Charts and diagrams as code
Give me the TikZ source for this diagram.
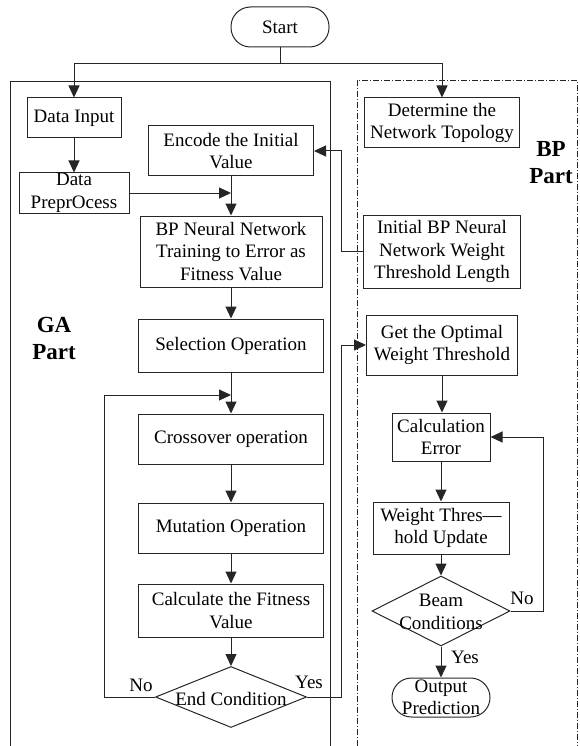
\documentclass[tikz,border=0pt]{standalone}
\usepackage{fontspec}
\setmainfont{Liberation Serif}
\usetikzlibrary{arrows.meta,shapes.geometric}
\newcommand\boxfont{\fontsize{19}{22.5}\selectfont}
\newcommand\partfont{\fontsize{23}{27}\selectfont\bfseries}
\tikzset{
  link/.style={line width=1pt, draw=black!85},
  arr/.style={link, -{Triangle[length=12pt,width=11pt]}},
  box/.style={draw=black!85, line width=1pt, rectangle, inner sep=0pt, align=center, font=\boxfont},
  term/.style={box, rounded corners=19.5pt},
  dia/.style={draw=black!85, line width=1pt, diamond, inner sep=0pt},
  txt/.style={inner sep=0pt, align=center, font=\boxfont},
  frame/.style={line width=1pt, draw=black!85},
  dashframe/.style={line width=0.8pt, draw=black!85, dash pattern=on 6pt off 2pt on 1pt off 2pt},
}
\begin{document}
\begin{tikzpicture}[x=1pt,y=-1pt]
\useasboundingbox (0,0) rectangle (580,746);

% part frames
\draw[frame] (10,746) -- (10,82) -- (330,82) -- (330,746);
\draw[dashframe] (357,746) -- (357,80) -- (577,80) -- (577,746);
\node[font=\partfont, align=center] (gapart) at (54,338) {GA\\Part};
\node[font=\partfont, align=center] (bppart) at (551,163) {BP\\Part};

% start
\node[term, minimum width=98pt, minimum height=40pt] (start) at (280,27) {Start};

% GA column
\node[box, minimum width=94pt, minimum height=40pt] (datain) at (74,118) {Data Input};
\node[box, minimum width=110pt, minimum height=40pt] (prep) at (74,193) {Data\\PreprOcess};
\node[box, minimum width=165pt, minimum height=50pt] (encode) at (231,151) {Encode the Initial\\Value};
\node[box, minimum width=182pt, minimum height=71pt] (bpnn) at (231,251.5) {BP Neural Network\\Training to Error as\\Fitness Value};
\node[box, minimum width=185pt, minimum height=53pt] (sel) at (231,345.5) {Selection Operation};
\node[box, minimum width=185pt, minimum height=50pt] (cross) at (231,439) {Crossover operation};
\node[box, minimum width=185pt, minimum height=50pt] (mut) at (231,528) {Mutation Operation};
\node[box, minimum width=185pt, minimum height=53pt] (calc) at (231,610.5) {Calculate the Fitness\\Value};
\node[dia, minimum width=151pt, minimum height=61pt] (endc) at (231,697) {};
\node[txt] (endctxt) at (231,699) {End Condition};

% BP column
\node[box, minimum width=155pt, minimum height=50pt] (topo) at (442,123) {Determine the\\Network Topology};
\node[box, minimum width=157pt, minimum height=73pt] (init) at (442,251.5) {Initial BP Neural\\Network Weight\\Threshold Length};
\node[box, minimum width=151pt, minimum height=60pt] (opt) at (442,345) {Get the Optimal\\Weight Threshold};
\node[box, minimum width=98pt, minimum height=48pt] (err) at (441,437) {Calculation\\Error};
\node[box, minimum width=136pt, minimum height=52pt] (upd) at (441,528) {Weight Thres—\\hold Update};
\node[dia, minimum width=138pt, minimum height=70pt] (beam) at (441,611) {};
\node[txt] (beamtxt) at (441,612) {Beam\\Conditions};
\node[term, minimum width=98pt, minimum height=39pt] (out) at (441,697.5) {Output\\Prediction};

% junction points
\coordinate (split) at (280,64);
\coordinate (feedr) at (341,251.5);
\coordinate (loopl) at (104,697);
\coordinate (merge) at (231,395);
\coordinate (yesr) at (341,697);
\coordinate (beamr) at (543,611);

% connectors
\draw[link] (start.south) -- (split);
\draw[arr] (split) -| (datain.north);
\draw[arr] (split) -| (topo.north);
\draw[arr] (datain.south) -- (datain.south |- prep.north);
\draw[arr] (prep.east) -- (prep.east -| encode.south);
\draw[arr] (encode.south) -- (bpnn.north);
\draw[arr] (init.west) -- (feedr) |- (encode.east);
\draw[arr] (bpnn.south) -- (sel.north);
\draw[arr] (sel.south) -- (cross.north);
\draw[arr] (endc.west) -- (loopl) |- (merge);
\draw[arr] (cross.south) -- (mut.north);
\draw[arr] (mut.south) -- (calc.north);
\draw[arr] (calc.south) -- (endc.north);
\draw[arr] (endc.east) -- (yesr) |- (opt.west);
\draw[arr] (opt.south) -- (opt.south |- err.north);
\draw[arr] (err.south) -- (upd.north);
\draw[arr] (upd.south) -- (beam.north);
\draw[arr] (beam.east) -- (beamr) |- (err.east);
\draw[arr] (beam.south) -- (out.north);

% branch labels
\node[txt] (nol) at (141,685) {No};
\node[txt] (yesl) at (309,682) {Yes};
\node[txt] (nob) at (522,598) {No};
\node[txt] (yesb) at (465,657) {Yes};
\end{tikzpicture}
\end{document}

* * *

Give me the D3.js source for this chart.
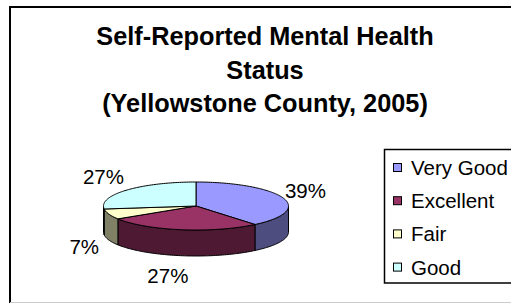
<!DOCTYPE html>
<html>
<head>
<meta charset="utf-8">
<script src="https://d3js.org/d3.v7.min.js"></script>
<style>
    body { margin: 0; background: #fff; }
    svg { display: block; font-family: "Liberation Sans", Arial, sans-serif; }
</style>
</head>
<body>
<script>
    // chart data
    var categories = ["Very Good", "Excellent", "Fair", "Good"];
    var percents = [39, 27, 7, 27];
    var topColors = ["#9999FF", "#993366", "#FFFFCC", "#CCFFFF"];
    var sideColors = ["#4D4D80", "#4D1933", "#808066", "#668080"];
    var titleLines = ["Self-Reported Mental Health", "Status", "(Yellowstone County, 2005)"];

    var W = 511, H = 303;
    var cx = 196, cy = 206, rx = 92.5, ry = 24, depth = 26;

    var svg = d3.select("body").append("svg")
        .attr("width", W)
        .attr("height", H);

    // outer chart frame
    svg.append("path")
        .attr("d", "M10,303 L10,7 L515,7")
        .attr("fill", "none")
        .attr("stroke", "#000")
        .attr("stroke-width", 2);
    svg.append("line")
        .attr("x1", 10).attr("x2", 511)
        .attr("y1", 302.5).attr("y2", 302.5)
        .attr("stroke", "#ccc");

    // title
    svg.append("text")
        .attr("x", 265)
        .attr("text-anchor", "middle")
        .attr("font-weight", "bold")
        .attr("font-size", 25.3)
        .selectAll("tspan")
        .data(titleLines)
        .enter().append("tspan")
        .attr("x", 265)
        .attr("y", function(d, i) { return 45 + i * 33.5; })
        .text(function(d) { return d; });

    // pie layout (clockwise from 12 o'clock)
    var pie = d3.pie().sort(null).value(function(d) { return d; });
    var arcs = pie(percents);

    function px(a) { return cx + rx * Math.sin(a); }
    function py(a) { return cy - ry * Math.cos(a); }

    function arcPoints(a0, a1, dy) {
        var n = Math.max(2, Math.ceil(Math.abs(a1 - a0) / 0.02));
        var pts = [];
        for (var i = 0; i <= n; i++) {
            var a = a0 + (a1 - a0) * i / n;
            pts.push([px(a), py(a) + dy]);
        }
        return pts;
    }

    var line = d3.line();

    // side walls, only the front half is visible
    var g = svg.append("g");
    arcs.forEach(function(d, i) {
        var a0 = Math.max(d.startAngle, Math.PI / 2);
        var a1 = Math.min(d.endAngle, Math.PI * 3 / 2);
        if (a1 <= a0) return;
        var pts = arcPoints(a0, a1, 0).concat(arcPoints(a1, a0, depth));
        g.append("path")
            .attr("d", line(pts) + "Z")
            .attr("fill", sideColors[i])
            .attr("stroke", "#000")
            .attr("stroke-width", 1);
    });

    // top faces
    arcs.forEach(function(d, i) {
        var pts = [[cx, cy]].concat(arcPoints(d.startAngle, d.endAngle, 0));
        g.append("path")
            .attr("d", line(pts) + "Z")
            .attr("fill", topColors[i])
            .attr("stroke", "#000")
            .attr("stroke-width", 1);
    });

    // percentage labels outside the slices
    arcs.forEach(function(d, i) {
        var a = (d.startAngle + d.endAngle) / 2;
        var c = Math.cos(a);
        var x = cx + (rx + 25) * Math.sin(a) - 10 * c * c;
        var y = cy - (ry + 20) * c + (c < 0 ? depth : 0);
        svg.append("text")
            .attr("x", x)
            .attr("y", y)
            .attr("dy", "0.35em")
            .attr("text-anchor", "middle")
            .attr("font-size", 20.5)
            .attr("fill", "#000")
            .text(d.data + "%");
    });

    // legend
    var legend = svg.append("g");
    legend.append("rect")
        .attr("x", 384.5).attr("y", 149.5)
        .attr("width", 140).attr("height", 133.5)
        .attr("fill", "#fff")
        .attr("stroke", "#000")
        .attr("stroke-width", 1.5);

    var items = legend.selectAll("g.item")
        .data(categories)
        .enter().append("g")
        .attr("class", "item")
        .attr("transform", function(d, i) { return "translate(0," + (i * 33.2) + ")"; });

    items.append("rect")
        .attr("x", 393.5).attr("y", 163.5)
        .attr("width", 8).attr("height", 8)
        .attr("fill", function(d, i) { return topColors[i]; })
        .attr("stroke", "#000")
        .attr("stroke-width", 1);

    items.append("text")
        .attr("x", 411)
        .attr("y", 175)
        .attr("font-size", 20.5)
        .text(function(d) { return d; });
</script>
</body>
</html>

---

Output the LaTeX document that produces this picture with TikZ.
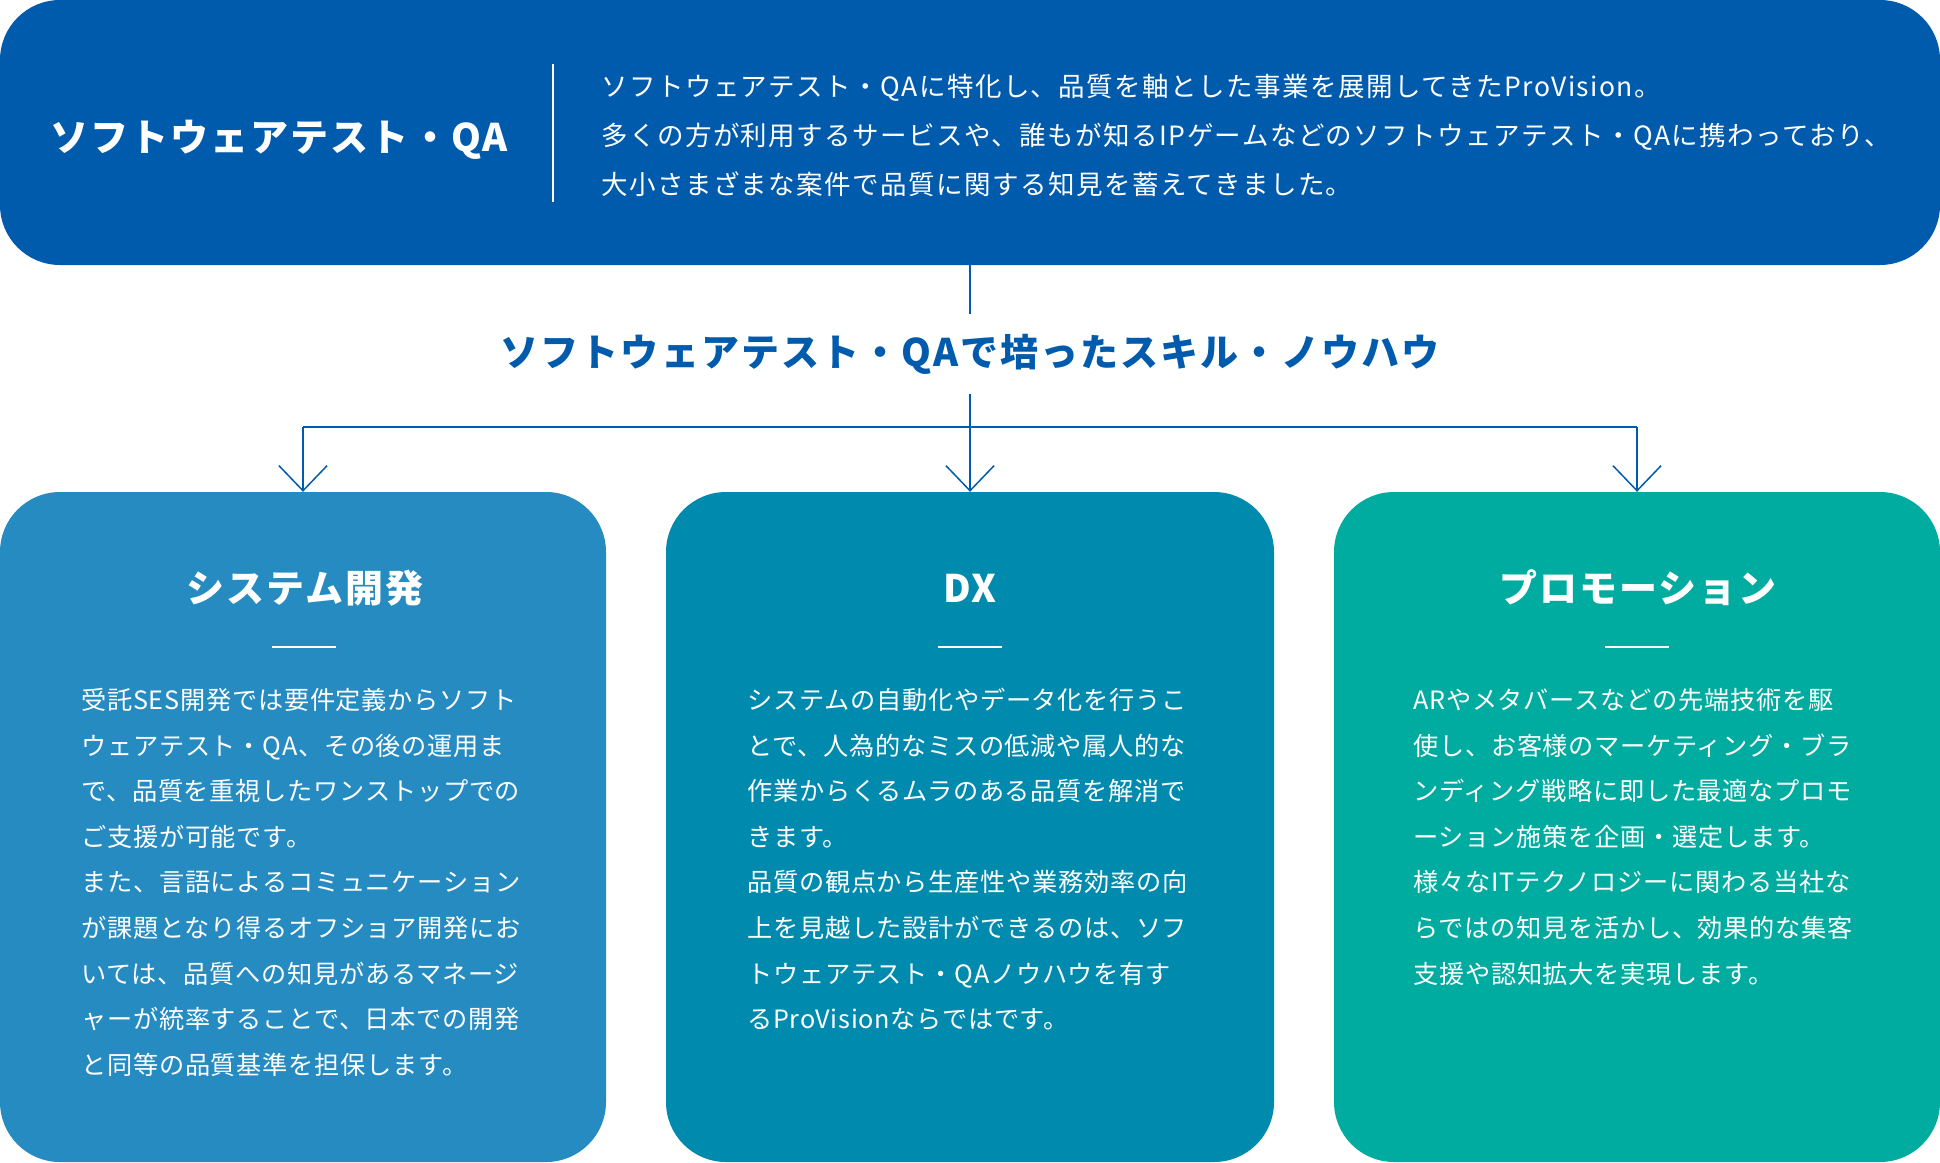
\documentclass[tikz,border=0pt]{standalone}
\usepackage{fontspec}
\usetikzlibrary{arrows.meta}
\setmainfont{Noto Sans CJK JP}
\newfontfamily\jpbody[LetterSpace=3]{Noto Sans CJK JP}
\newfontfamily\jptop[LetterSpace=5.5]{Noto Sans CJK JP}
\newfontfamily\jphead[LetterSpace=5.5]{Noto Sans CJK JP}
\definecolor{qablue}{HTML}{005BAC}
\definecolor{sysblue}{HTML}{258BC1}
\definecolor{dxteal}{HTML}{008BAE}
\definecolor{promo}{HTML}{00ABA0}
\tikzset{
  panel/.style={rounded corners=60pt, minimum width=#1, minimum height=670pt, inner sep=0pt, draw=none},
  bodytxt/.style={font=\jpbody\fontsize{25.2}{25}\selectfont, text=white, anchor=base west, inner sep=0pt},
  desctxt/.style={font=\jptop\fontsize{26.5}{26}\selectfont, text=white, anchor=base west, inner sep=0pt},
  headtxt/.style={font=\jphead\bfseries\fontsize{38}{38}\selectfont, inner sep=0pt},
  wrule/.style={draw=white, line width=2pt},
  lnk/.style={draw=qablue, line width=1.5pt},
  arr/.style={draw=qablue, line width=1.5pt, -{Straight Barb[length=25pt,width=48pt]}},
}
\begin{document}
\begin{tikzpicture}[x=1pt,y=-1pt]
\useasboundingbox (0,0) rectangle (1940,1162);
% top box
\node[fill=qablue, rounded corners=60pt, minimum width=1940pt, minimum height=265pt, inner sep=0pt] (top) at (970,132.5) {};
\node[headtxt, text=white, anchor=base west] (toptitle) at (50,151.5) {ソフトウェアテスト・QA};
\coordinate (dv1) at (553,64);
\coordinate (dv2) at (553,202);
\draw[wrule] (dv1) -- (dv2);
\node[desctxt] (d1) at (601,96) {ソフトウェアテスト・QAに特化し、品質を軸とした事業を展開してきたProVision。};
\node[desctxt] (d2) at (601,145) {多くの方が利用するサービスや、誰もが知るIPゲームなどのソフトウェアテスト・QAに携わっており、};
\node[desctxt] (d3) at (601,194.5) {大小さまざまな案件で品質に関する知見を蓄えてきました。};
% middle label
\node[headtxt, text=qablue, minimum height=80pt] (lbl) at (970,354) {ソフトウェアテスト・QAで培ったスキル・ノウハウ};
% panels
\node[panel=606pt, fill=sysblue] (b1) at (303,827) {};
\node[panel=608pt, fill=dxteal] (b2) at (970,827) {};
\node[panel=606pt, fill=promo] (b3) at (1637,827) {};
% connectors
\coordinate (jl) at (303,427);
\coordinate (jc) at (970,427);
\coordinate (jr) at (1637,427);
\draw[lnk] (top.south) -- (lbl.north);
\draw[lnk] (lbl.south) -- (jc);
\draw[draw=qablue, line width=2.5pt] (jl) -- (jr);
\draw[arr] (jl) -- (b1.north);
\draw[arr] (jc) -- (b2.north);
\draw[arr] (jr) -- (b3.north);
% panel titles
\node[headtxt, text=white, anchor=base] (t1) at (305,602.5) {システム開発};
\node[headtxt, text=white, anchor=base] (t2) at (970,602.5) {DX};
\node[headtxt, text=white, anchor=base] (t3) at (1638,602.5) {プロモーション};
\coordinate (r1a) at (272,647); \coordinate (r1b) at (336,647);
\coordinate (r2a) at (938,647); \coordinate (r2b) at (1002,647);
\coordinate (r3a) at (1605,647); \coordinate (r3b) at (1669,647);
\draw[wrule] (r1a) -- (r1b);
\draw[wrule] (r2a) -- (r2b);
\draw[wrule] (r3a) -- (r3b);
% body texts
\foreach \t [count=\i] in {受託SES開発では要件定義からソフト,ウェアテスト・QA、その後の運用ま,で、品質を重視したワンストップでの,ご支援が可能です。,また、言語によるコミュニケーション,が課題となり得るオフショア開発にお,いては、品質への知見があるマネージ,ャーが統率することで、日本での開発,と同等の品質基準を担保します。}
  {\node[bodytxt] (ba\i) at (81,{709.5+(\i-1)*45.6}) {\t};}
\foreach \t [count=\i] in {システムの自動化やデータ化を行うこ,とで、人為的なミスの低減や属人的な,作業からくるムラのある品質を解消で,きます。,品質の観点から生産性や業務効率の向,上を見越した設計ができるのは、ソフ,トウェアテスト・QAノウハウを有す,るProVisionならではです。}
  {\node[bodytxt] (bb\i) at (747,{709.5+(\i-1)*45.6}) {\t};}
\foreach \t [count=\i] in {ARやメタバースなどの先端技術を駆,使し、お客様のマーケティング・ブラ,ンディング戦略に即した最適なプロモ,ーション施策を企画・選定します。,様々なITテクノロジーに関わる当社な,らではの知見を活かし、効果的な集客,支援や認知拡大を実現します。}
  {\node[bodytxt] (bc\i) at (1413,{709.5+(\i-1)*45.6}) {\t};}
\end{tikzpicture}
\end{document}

__What you will do__. In the entries above, identify each line that includes the string "this", then copy it.

__Task solution__.
Give me the TikZ source for this diagram.
Give me the D3.js source for this chart.
Output the LaTeX document that produces this picture with TikZ.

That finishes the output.